# [What you will do]
Find each line with the string "this" and report it.

-------- Exercise materials

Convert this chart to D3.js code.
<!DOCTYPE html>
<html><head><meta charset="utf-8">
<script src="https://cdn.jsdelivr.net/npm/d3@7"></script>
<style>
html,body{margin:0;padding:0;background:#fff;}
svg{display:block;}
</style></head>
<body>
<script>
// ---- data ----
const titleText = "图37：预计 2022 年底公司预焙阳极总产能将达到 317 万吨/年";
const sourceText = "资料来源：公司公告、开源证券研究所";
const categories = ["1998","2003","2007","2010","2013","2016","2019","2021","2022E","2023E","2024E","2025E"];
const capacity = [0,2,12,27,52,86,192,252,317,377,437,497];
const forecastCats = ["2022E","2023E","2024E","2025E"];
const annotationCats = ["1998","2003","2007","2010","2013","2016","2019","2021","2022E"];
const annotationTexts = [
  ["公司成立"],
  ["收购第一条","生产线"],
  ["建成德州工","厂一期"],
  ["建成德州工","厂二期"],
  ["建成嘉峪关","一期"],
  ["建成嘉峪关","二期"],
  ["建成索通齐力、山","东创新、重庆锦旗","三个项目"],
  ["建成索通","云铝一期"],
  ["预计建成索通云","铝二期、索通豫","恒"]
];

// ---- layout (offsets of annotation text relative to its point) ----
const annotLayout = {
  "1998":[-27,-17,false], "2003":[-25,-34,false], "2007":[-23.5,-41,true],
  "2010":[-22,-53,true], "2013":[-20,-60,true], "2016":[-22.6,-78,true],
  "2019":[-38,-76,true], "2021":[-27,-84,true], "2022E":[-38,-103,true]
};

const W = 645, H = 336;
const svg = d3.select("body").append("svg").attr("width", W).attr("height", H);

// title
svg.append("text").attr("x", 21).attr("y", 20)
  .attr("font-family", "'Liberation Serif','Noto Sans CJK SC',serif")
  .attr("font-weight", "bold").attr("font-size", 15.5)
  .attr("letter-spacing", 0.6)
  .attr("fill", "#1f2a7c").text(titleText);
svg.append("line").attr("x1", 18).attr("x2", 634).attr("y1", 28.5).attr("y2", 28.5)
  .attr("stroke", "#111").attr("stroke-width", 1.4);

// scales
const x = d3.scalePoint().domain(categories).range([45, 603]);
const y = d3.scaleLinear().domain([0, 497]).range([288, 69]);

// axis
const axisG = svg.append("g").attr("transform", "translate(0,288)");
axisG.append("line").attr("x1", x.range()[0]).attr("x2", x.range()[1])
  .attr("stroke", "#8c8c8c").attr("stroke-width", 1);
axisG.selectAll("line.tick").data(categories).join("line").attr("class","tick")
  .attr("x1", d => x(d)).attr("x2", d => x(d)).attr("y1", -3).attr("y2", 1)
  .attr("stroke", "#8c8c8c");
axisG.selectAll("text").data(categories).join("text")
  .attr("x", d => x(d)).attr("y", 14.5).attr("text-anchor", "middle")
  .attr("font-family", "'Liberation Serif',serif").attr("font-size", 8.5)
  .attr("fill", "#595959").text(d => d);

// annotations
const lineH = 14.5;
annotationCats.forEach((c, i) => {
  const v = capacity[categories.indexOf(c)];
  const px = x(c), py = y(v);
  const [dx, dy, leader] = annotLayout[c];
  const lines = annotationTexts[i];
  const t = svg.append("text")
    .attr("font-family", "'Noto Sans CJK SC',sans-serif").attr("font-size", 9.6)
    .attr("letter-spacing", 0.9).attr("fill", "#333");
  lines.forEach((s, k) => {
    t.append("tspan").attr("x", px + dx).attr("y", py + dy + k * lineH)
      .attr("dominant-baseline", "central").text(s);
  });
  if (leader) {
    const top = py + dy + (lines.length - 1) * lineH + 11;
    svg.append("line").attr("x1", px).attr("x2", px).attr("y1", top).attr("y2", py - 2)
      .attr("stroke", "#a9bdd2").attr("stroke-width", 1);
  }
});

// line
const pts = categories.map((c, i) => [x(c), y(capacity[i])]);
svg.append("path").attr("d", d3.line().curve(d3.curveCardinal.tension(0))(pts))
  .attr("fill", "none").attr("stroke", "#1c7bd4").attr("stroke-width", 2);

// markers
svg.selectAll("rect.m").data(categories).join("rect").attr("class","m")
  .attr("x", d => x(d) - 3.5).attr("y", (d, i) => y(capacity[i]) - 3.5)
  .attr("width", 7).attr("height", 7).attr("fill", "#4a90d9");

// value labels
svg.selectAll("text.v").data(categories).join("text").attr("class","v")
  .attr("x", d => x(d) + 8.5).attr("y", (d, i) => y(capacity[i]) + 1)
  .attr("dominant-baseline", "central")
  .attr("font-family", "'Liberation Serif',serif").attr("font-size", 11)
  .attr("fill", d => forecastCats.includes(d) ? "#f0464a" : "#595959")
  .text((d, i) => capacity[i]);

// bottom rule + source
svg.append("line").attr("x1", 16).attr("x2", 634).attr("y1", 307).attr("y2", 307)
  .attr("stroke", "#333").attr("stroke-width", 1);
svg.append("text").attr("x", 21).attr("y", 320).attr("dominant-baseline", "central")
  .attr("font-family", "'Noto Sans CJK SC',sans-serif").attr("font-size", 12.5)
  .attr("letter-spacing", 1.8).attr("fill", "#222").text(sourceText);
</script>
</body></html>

----------------
-------- Exercise materials

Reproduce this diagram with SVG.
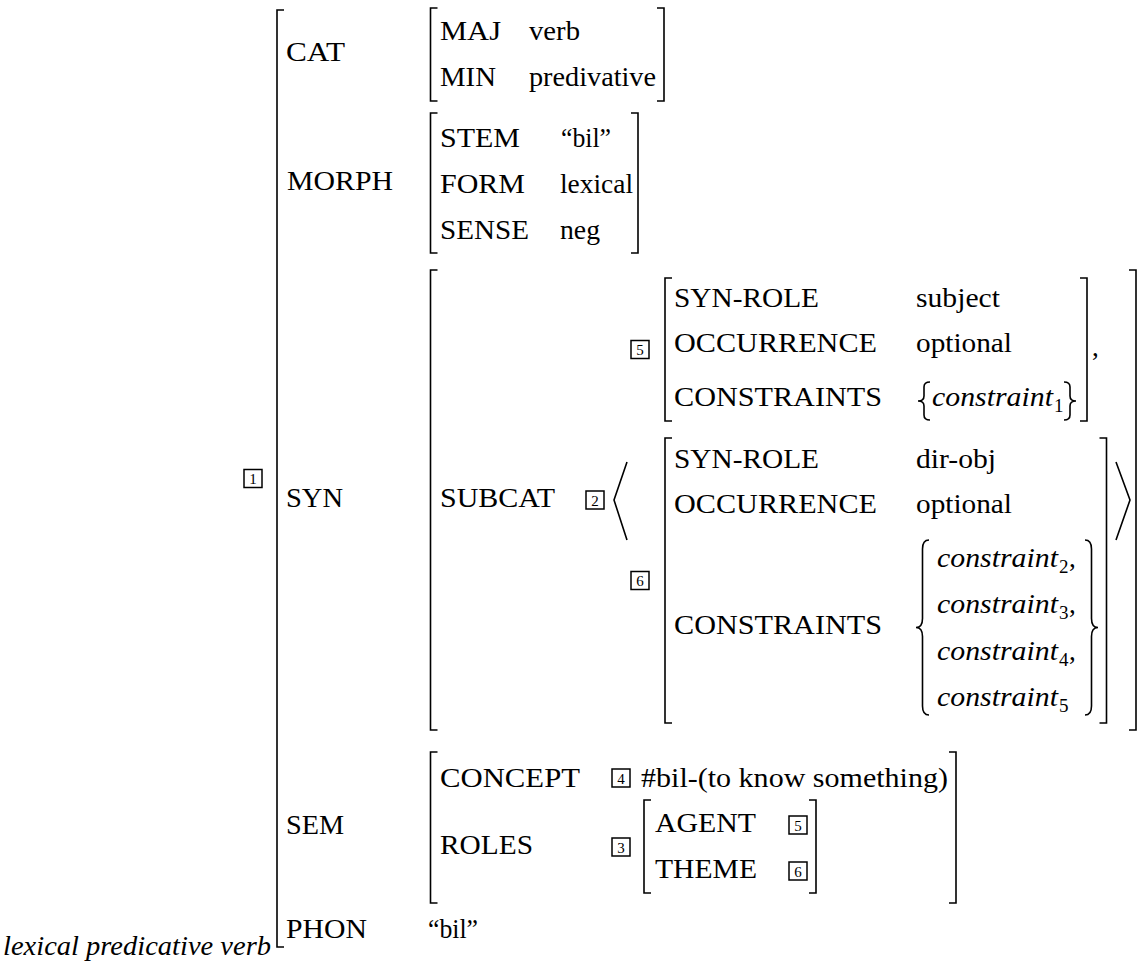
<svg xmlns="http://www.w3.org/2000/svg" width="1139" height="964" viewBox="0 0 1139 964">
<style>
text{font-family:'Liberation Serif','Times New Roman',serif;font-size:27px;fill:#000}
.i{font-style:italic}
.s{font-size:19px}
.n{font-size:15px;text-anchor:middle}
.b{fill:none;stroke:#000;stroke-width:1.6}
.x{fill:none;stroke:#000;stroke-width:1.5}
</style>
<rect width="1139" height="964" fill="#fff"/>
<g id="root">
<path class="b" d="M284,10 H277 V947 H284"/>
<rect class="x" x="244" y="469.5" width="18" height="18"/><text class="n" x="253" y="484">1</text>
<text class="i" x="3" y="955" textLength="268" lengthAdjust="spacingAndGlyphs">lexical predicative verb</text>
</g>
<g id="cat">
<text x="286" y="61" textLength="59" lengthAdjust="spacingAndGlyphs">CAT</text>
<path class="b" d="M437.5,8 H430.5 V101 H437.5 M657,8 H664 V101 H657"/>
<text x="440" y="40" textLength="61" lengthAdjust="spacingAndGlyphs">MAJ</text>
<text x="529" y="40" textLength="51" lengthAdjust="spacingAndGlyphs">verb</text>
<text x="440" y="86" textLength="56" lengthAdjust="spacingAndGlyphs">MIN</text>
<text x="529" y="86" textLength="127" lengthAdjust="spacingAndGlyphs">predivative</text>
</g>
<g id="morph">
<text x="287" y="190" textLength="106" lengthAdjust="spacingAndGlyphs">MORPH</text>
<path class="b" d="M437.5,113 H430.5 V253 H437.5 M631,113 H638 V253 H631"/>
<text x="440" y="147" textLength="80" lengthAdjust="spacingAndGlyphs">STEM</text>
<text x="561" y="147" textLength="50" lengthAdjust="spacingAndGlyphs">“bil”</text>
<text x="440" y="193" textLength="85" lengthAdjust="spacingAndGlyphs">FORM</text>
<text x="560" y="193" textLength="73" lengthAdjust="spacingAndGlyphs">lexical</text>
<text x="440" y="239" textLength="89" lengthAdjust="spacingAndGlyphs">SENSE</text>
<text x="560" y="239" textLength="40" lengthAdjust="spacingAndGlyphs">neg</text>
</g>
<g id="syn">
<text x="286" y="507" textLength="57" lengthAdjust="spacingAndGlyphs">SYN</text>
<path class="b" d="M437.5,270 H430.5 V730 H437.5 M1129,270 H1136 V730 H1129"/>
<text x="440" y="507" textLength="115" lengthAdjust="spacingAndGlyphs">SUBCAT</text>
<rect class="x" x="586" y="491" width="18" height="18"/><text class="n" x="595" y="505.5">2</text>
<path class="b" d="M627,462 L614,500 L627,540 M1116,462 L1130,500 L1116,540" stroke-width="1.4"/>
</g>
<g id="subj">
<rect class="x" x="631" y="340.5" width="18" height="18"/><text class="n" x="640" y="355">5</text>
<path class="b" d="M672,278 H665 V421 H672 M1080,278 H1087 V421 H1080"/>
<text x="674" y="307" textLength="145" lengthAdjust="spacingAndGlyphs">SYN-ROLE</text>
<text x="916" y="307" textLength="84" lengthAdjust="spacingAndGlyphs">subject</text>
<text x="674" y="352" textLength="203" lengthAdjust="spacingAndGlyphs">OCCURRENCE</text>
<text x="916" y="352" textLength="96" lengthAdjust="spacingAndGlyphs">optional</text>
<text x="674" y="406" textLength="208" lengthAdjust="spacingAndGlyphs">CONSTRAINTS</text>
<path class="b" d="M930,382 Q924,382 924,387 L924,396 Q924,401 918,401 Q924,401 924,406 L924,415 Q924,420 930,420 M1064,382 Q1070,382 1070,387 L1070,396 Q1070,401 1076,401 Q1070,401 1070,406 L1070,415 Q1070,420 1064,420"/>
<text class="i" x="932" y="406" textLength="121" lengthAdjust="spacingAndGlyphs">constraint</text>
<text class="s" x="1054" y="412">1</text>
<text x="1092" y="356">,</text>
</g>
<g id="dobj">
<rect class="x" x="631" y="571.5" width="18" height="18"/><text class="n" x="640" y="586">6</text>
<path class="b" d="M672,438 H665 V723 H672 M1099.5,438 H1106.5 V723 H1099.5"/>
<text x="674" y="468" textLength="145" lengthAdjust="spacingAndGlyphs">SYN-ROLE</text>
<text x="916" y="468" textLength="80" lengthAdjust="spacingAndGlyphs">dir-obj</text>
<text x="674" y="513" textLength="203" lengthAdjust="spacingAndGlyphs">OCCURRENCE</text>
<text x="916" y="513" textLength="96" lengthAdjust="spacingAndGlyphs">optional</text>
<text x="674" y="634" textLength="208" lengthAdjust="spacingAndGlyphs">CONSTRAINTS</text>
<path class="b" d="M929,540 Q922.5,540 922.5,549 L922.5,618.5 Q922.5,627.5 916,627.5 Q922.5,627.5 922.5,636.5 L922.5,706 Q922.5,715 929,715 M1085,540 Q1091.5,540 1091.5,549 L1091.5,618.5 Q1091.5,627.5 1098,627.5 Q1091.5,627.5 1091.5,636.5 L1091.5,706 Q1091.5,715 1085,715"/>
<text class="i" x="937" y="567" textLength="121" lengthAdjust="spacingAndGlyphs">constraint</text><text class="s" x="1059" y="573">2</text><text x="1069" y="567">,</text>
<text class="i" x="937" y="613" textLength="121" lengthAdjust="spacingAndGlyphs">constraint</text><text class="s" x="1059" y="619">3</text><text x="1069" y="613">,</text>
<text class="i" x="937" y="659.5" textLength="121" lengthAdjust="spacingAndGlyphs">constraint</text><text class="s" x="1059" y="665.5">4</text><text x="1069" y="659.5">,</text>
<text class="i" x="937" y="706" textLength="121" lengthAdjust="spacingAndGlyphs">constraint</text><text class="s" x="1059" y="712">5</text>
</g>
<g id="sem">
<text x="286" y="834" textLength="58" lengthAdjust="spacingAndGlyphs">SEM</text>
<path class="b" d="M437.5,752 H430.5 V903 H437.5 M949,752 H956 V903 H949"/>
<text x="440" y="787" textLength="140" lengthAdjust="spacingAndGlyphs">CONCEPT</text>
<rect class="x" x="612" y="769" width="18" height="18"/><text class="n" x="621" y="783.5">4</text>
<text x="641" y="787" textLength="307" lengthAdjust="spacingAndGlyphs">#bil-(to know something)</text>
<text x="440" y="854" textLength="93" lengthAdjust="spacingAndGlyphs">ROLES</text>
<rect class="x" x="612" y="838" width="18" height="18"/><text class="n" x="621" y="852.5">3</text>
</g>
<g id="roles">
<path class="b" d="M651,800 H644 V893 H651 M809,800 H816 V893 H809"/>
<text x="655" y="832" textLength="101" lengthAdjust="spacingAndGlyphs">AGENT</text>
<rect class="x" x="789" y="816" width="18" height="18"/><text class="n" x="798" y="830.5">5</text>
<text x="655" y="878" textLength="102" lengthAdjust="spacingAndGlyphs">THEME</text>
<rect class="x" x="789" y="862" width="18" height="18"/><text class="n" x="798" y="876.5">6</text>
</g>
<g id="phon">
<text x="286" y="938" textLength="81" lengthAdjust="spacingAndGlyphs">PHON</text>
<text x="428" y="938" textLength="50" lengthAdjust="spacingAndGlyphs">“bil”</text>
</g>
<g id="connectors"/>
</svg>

----------------
-------- Exercise materials

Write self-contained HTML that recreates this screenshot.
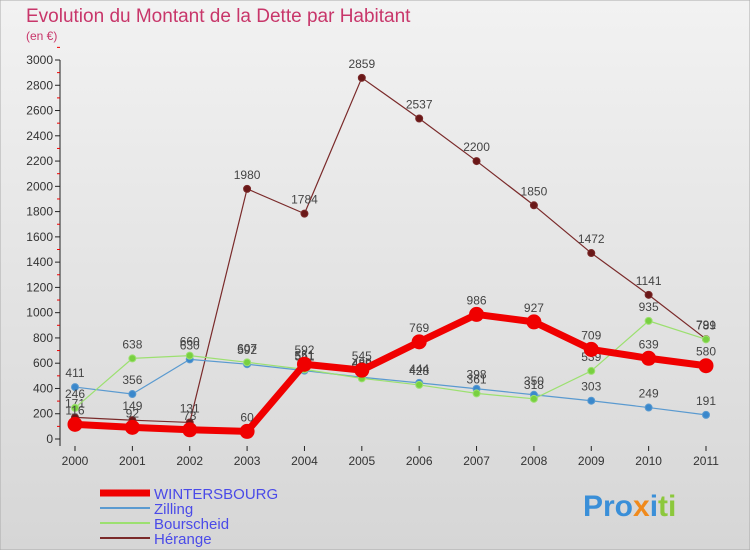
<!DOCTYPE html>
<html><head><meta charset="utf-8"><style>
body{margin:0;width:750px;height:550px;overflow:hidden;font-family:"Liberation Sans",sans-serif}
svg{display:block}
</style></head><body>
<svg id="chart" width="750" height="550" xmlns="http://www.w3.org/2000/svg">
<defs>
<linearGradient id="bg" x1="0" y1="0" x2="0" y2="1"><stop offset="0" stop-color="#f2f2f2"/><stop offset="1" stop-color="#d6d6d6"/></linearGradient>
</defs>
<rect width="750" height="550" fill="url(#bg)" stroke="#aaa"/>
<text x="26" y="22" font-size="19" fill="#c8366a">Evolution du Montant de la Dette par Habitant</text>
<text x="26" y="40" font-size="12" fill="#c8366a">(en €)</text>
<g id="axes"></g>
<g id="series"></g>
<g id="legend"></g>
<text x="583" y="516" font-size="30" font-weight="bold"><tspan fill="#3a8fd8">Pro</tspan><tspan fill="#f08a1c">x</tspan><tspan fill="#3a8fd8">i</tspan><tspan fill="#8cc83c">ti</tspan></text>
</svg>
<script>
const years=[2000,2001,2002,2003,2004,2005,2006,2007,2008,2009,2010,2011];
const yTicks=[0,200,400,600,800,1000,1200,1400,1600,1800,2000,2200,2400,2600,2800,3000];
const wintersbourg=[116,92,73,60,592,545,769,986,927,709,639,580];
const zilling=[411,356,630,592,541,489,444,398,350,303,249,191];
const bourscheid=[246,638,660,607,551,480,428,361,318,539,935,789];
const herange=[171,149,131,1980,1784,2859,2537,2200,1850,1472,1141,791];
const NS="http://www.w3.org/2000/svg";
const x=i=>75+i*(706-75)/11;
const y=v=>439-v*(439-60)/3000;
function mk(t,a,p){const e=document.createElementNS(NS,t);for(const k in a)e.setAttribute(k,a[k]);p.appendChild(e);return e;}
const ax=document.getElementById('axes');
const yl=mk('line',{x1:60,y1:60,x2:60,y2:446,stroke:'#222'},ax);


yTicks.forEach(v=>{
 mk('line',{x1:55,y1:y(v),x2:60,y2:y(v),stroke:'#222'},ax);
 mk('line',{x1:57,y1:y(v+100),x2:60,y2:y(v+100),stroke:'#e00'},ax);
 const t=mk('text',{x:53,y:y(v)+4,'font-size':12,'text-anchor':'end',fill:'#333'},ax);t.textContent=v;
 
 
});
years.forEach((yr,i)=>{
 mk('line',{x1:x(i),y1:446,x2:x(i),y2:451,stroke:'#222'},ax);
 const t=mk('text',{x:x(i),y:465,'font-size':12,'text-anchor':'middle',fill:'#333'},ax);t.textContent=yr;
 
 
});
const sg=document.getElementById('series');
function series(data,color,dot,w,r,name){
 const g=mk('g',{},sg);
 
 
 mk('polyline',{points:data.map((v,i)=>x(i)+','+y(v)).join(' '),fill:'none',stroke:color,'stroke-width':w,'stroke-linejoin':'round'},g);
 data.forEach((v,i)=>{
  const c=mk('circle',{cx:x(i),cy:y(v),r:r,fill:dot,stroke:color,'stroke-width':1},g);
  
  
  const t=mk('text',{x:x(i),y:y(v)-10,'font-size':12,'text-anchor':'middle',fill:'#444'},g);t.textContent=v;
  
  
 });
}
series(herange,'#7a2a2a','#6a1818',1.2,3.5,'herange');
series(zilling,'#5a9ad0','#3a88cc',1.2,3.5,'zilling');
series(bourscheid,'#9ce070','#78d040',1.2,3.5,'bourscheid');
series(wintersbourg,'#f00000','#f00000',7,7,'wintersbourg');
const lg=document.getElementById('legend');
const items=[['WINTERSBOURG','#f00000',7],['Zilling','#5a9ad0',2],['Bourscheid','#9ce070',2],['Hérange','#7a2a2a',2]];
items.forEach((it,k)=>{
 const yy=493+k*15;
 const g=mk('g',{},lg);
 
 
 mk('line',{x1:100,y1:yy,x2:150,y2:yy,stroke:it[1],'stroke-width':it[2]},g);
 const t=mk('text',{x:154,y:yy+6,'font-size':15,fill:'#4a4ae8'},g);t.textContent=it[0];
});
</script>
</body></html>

----------------

# [Solved exercise]
Convert this chart to D3.js code.
Reproduce this diagram with SVG.
Write self-contained HTML that recreates this screenshot.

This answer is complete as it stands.